▸ **What you should do**: Set down, exactly as written, only the lines starting with the one that holds "Rebuild this chart" and ending with the one that holds "const yTicks = [-2, 0, 2, 4, 6, 8, 10, 12];".

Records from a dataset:
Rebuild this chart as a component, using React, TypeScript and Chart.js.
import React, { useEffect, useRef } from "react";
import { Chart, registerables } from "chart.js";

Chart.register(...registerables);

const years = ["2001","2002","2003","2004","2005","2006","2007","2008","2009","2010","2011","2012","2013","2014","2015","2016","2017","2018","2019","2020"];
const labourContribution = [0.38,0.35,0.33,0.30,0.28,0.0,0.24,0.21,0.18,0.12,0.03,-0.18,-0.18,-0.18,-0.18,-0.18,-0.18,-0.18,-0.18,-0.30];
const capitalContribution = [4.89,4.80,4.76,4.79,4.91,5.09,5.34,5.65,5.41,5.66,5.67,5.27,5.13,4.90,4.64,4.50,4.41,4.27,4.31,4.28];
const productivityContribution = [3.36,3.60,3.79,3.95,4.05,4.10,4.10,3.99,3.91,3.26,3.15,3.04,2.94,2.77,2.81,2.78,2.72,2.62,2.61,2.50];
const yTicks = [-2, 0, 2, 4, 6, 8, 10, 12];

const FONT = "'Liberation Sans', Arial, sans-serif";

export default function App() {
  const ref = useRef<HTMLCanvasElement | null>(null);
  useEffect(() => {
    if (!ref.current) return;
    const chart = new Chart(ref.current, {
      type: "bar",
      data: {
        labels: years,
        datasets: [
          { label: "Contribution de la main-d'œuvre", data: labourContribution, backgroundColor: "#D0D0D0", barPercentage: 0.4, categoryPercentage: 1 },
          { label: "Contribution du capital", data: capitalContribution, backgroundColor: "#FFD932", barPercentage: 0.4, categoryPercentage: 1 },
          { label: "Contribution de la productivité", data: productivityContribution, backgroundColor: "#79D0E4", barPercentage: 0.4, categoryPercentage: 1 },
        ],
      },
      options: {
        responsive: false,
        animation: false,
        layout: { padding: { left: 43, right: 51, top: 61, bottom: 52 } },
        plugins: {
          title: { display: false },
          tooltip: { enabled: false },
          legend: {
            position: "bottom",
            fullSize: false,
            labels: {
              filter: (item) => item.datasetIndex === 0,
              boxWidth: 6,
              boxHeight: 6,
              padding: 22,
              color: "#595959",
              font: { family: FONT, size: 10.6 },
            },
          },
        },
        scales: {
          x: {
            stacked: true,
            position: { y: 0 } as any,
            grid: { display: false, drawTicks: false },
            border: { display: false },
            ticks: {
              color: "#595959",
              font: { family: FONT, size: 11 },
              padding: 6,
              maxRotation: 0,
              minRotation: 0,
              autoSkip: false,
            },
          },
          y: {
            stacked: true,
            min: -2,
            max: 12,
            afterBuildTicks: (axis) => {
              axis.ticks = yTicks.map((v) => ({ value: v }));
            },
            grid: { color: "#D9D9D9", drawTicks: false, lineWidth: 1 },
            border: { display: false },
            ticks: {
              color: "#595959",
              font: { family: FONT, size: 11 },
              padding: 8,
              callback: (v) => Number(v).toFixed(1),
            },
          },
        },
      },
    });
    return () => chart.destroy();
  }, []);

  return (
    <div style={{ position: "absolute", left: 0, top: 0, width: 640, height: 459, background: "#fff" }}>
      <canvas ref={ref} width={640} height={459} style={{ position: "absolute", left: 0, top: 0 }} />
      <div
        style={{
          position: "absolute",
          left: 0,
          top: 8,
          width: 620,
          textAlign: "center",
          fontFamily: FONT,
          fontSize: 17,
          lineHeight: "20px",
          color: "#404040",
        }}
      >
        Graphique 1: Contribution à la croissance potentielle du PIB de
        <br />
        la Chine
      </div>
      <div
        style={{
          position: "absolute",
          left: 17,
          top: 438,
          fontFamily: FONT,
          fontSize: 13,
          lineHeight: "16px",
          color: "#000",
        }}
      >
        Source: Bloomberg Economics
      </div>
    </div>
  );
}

* * *

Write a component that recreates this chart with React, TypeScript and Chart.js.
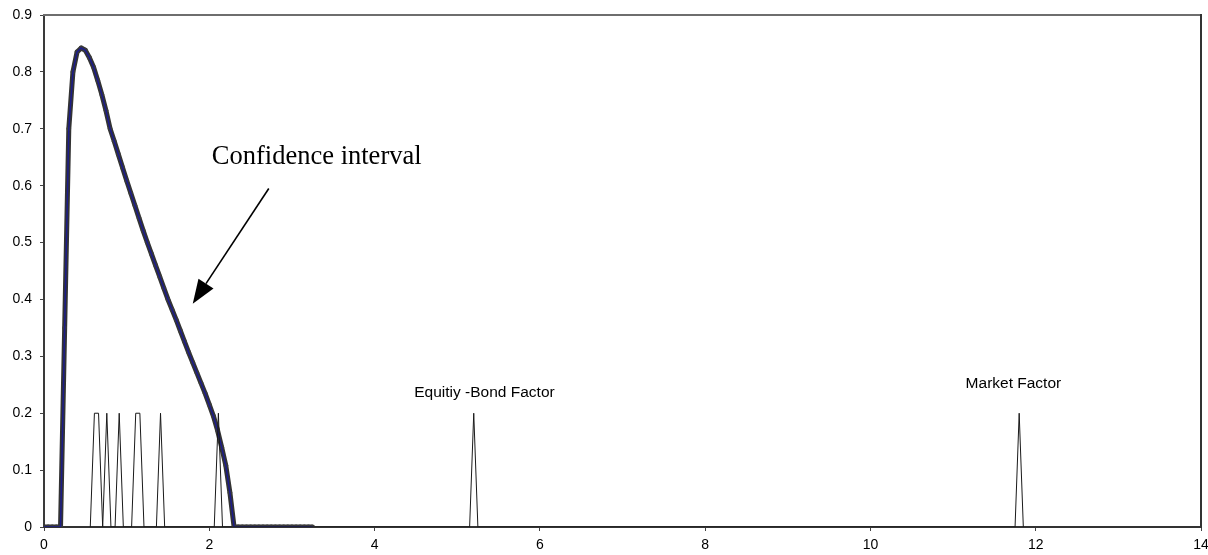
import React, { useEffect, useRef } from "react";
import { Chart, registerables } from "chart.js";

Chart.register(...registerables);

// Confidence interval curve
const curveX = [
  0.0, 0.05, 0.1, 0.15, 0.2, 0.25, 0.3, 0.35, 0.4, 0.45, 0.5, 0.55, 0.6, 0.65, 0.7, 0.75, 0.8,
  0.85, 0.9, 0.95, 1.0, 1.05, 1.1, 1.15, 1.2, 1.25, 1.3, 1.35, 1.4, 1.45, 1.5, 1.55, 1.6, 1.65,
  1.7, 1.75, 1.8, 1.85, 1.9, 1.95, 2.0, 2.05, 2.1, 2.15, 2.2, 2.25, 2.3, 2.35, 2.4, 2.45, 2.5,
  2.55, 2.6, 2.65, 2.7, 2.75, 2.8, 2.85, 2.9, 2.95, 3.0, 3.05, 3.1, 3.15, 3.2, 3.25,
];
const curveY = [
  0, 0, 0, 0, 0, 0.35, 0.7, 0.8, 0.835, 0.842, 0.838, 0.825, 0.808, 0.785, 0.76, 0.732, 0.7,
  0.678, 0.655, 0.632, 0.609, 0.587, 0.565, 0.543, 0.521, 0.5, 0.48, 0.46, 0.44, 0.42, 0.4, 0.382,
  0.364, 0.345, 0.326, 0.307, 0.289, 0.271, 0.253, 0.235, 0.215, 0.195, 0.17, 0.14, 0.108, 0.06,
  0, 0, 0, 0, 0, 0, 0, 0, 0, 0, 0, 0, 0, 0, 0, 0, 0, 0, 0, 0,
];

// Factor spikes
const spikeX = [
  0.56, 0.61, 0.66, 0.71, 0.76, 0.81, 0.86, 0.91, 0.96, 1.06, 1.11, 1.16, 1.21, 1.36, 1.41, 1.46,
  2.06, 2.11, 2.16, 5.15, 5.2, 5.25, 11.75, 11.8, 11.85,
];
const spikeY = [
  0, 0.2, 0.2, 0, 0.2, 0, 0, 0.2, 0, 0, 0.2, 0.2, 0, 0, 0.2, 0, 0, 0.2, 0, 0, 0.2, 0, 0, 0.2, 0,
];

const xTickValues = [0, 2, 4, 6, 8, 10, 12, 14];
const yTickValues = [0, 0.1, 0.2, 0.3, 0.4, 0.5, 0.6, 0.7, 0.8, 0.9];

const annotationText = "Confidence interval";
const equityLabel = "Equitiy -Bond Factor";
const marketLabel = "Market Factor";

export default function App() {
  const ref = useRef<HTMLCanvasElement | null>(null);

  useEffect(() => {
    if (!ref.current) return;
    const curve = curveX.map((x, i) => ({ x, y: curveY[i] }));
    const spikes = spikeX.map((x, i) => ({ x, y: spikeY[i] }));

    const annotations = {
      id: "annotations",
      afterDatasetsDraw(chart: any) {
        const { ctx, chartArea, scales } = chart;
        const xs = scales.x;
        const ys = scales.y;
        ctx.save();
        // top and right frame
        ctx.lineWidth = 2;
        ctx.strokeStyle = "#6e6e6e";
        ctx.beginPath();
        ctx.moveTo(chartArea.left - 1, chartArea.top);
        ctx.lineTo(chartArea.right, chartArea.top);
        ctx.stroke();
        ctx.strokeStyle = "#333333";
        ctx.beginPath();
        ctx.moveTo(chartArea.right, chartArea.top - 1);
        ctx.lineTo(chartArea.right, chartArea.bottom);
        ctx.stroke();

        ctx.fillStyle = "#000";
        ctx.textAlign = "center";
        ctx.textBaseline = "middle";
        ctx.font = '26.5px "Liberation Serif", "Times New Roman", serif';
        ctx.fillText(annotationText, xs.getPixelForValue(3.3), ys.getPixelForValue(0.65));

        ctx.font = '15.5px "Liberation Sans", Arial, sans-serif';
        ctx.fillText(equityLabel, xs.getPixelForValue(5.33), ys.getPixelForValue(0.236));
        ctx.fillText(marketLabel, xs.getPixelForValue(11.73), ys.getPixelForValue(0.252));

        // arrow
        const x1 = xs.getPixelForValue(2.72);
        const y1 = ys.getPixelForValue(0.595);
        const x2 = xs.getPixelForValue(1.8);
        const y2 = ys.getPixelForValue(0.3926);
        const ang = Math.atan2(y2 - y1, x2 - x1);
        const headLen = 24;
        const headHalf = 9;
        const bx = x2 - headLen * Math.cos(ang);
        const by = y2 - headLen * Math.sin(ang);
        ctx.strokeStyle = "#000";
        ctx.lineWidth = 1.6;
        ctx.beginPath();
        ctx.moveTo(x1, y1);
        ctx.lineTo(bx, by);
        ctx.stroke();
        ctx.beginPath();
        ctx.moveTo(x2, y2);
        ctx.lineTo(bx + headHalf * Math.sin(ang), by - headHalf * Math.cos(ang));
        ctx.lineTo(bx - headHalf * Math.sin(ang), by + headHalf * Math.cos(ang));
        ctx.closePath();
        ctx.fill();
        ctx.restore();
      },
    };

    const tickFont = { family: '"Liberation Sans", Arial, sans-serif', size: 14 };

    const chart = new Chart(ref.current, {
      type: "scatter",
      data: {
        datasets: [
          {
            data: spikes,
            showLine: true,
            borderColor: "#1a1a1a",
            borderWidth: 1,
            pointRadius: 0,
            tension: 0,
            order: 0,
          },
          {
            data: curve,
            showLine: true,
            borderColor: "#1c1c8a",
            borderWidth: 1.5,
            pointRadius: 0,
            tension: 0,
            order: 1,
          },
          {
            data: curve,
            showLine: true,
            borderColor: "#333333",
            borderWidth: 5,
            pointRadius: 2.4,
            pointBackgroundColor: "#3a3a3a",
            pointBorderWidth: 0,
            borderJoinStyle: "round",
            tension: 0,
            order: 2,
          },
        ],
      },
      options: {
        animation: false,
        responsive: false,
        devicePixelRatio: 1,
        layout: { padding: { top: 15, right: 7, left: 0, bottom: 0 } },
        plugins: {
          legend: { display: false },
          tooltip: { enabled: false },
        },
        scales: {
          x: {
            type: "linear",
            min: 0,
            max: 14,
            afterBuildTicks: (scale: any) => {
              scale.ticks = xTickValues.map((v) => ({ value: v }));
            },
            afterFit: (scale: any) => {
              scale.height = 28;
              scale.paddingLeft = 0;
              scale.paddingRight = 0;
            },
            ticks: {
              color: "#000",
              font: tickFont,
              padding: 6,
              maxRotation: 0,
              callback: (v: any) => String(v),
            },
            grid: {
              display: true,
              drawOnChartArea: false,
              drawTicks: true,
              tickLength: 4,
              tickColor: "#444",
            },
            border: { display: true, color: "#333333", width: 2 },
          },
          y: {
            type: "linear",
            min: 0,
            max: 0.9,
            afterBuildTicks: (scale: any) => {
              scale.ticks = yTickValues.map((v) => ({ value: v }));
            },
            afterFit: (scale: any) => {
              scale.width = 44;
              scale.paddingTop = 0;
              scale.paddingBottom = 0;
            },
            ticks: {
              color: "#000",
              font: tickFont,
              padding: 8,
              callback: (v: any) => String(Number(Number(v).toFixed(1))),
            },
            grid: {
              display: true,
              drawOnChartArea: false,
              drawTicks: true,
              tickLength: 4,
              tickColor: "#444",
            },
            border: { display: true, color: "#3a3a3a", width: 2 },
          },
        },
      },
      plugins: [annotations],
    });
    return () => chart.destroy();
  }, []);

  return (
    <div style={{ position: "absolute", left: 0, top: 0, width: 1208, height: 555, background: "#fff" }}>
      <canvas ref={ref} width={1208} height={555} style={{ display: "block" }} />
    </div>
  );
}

▸ **Answer to this problem**:
Rebuild this chart as a component, using React, TypeScript and Chart.js.
import React, { useEffect, useRef } from "react";
import { Chart, registerables } from "chart.js";

Chart.register(...registerables);

const years = ["2001","2002","2003","2004","2005","2006","2007","2008","2009","2010","2011","2012","2013","2014","2015","2016","2017","2018","2019","2020"];
const labourContribution = [0.38,0.35,0.33,0.30,0.28,0.0,0.24,0.21,0.18,0.12,0.03,-0.18,-0.18,-0.18,-0.18,-0.18,-0.18,-0.18,-0.18,-0.30];
const capitalContribution = [4.89,4.80,4.76,4.79,4.91,5.09,5.34,5.65,5.41,5.66,5.67,5.27,5.13,4.90,4.64,4.50,4.41,4.27,4.31,4.28];
const productivityContribution = [3.36,3.60,3.79,3.95,4.05,4.10,4.10,3.99,3.91,3.26,3.15,3.04,2.94,2.77,2.81,2.78,2.72,2.62,2.61,2.50];
const yTicks = [-2, 0, 2, 4, 6, 8, 10, 12];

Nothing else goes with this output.